(begin)

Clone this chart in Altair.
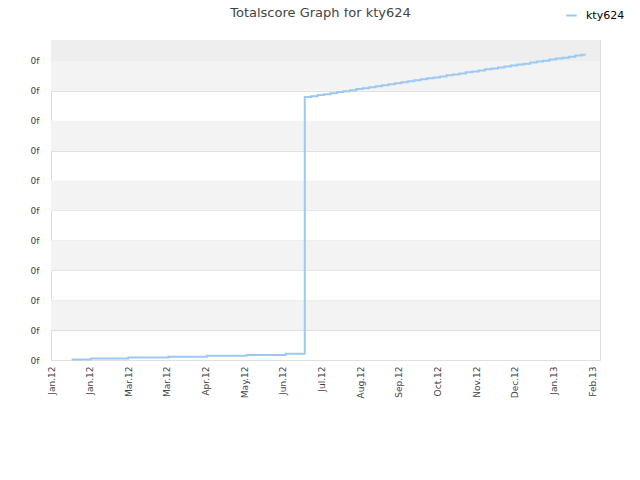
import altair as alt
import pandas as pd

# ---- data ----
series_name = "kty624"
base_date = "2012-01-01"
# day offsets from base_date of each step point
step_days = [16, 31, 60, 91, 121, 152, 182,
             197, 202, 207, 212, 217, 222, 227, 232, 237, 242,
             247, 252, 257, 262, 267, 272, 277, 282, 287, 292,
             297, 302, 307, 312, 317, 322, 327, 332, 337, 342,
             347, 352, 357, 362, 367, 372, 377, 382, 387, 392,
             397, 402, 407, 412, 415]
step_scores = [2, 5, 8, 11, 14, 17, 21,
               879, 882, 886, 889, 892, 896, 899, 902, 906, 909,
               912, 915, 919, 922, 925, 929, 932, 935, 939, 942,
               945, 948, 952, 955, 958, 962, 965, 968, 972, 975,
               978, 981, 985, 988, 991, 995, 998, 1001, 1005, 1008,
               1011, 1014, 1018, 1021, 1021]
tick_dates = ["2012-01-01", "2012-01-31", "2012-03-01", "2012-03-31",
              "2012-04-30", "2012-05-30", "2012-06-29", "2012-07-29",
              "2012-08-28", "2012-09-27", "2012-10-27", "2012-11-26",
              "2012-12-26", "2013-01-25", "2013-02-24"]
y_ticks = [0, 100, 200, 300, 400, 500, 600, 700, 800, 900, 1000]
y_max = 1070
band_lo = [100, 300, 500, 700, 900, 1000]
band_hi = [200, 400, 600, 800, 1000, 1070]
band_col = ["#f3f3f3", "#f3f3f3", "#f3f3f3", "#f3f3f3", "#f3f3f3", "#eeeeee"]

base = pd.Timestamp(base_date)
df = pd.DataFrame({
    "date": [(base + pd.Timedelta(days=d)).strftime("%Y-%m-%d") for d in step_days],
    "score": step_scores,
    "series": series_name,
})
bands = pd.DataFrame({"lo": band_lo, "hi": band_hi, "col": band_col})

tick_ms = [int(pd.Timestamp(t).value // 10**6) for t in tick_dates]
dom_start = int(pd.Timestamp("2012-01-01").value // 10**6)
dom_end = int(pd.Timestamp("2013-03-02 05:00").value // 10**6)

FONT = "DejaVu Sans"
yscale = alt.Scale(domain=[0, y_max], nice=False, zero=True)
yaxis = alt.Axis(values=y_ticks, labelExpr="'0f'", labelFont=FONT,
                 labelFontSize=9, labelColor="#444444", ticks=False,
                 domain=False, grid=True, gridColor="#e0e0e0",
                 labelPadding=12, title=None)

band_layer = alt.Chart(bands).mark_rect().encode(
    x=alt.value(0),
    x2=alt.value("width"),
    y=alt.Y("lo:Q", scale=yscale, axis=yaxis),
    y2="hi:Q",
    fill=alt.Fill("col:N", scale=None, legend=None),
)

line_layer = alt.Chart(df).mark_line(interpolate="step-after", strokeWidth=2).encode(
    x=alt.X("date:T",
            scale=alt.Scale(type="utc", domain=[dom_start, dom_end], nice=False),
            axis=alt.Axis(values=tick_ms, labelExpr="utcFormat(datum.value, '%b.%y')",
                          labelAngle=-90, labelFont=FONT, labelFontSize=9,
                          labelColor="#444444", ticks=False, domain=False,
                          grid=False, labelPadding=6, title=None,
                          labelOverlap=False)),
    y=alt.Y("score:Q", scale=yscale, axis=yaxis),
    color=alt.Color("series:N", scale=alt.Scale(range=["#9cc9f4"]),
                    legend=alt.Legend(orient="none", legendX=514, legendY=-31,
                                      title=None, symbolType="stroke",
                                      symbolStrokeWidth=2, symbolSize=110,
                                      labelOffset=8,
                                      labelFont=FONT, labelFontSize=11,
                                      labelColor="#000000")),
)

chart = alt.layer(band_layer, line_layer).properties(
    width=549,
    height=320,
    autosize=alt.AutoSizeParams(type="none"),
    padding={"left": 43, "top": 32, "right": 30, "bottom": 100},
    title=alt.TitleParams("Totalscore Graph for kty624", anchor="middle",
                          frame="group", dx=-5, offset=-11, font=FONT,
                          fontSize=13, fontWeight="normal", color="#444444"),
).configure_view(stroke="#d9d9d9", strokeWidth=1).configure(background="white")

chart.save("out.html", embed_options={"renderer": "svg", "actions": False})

(end)

Return only the lines running from the top of the data to the line that holds "import pandas as pd". Include both of those lines, but skip the pictures.

Clone this chart in Altair.
import altair as alt
import pandas as pd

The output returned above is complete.